こう考えてみてください。赤と白と黄色のビーズ玉を混じり合わせて一杯になっている巨大なプールがあるとしましょう。どれくらいの比率で混じり合っているのかを調べたいとします。プールの中のすべてのビーズ玉を数えられればいいのですが、それは不可能です。その場合どうしますか。おそらく、目隠しでもして、ランダムに数カ所からビーズ玉を採取して、どれくらいで違う色が分布しているかを調べるのではないでしょうか。世論調査も同じです。

では、巨大なプールの近くに、最初からできるだけ赤いビーズ玉を集めた、あるいは集まった小さなプールで調べたらどうでしょう。当然、赤いビーズ玉が多かったということになります。いくら11万3千個を調べたといても、それは巨大なプールとは関係のない、特殊なプールの色の分布にすぎません。

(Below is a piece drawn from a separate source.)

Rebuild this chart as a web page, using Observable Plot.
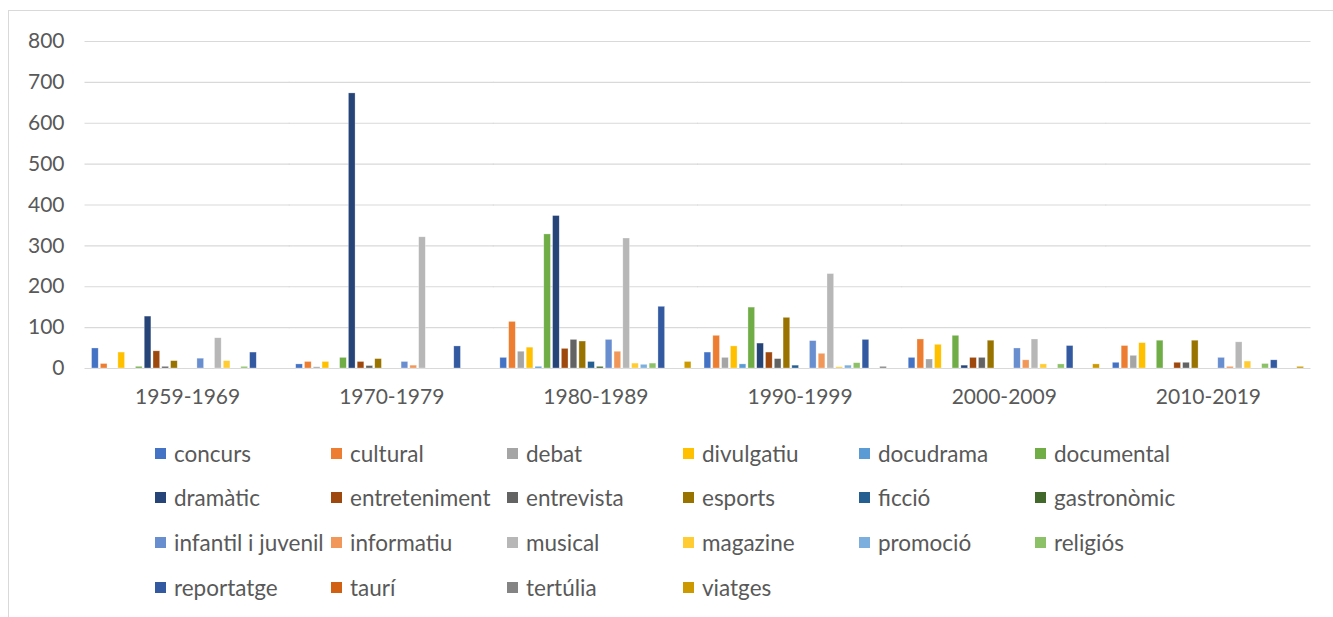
<!DOCTYPE html>
<html>
<head>
<meta charset="utf-8">
<script src="https://cdn.jsdelivr.net/npm/d3@7"></script>
<script src="https://cdn.jsdelivr.net/npm/@observablehq/plot@0.6"></script>
<style>
  html, body { margin: 0; padding: 0; background: #fff; }
  #wrap { position: relative; width: 1333px; height: 617px; overflow: hidden; font-family: Lato, "Open Sans", sans-serif; }
  #frame { position: absolute; left: 8px; top: 10px; width: 1340px; height: 640px; border-left: 1px solid #d9d9d9; border-top: 1px solid #d9d9d9; box-sizing: border-box; }
  #chart { position: absolute; left: 0; top: 0; }
  .item { position: absolute; display: flex; align-items: center; font-size: 22.5px; color: #595959; white-space: nowrap; height: 26px; }
  .sw { width: 11px; height: 11px; margin-right: 8px; flex: none; }
</style>
</head>
<body>
<div id="wrap">
  <div id="frame"></div>
  <div id="chart"></div>
  <div id="legend"></div>
</div>
<script>
const periods = ["1959-1969", "1970-1979", "1980-1989", "1990-1999", "2000-2009", "2010-2019"];
const series = ["concurs", "cultural", "debat", "divulgatiu", "docudrama", "documental",
  "dramàtic", "entreteniment", "entrevista", "esports", "ficció", "gastronòmic",
  "infantil i juvenil", "informatiu", "musical", "magazine", "promoció", "religiós",
  "reportatge", "taurí", "tertúlia", "viatges"];
const colors = ["#4472C4", "#ED7D31", "#A5A5A5", "#FFC000", "#5B9BD5", "#70AD47",
  "#264478", "#9E480E", "#636363", "#997300", "#255E91", "#43682B",
  "#698ED0", "#F1975A", "#B7B7B7", "#FFCD33", "#7CAFDD", "#8CC168",
  "#335AA1", "#D26012", "#848484", "#CC9A00"];
// values per period, in the order of `series`
const v1959_1969 = [49, 11, 0, 39, 0, 4, 127, 42, 4, 18, 0, 0, 24, 0, 74, 18, 0, 4, 39, 0, 0, 0];
const v1970_1979 = [10, 16, 3, 16, 0, 26, 673, 16, 6, 23, 0, 0, 16, 7, 321, 0, 0, 0, 54, 0, 0, 0];
const v1980_1989 = [26, 114, 41, 51, 4, 328, 373, 48, 70, 66, 16, 4, 70, 41, 318, 12, 9, 12, 151, 0, 0, 16];
const v1990_1999 = [39, 80, 26, 54, 10, 149, 61, 39, 23, 124, 7, 0, 67, 36, 231, 3, 7, 13, 70, 0, 4, 0];
const v2000_2009 = [26, 71, 22, 58, 0, 80, 7, 26, 26, 68, 0, 0, 49, 20, 71, 10, 0, 10, 55, 0, 0, 10];
const v2010_2019 = [14, 55, 31, 62, 0, 68, 0, 14, 14, 68, 0, 0, 26, 4, 64, 17, 0, 11, 20, 0, 0, 4];
const yTicks = [0, 100, 200, 300, 400, 500, 600, 700, 800];

const valuesByPeriod = [v1959_1969, v1970_1979, v1980_1989, v1990_1999, v2000_2009, v2010_2019];
const data = [];
periods.forEach((p, i) => series.forEach((s, j) => data.push({period: p, series: s, value: valuesByPeriod[i][j]})));

const chart = Plot.plot({
  width: 1333,
  height: 420,
  marginTop: 41,
  marginBottom: 52,
  marginLeft: 85,
  marginRight: 23,
  style: {fontFamily: "Lato, 'Open Sans', sans-serif", fontSize: "21px", color: "#595959", background: "transparent"},
  facet: {data, x: "period"},
  fx: {domain: periods, paddingInner: 0, paddingOuter: 0, round: false, label: null, tickSize: 0, tickPadding: 21},
  x: {domain: series, paddingInner: 0.24, paddingOuter: 0.745, round: false, axis: null},
  y: {domain: [0, 800], ticks: yTicks, label: null, tickSize: 0, tickPadding: 21},
  color: {domain: series, range: colors},
  marks: [
    Plot.ruleY(yTicks, {stroke: "#d9d9d9", strokeWidth: 1.2, insetLeft: -0.5, insetRight: -0.5}),
    Plot.barY(data, {x: "series", y: "value", fill: "series", stroke: "white", strokeOpacity: 0.5, strokeWidth: 0.6})
  ]
});
document.getElementById("chart").appendChild(chart);

// legend
const colLefts = [155, 331, 507, 683, 859, 1035];
const rowCenters = [453, 497, 542, 587];
const legend = document.getElementById("legend");
series.forEach((s, i) => {
  const r = Math.floor(i / 6), c = i % 6;
  const el = document.createElement("div");
  el.className = "item";
  el.style.left = colLefts[c] + "px";
  el.style.top = (rowCenters[r] - 13) + "px";
  const sw = document.createElement("span");
  sw.className = "sw";
  sw.style.background = colors[i];
  el.appendChild(sw);
  el.appendChild(document.createTextNode(s));
  legend.appendChild(el);
});
</script>
</body>
</html>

しかも、リピート投票ができないように工夫したアンケートかどうかもわかりません。偏執狂の人が一人で数万投票することもありえるのです。しかも、サイトに埋め込んだアンケート結果は、そのサイトを訪問する人たちの結果で、そのサイトの特徴に大きく左右され、同調行動のバイアスもかかってきます。同じネット調査といっても、たとえば日経クイックで実施すれば、おそらくまた違う結果になったのでしょう。

netgeekは、「おそらくアンチ安倍総理派の人間はこれらのアンケートにもケチをつけるだろうが、誤差があるにしても支持率が高いことは間違いない」とわざわさ文字を大きくして強調していますが、アンチ安倍かどうか以前に、信頼できない情報に釣られてカッカしなさんなよということです。

ただ若い世代での安倍内閣支持率は他の世代とくらべて高いのは事実です。安倍内閣を支えているのは、20〜30代の若い世代と70歳以上の高齢層です。それは朝日新聞が世論調査についての記事でも触れています。しかしその朝日新聞の記事の想定を超え、東京都議会選後に、安倍内閣支持率の溶融が始まったのが現実で、それは予想したシナリオのとおりでした。

ついでですが、実施したメディアで世論調査結果が若干異なってくる最大の原因は、質問そのものの違いや質問のしかた、質問の順序などでしょう。支持するか、支持しないのかの二択で聞くのと、「どちらかと言えば」や「どちらとも言えない」を入れた5択でしても結果は異なってきます。だから異なるメディアの調査結果が違っても自然なことです。

だから、できるだけ同じ方法で調査を行って、前々回、前回など、時系列を追って結果を比較して傾向を見ます。しかも、調査をやっている人から見れば、安倍内閣支持率などよりも、自社の世論調査がどれだけ同じ方法で継続して実施できるかのほうがはるかに価値のあることで、操作などするわけがありません。

調査ということに関して知識がないことはしかたないとしても、こういった人たちで気になるのは、気に入らないことや考え方は間違っているという態度です。結論ありきで黒白をつけ、同じ思いの仲間がいることに安心する、そして意見の異なる人を批判、場合によっては攻撃する。それはまったくサヨクの裏返しそのものです。きっと気質が同じなのでしょう。

ビジネスの世界では、従来の業界の常識をも覆す変化を体験させられると、先入観による思い込みを持てば持つほど変化に対応できないことを思い知らされます。事実にもとづいて、問題や課題を抽出し、解決をはかっていこうとします。政治の世界も同じです。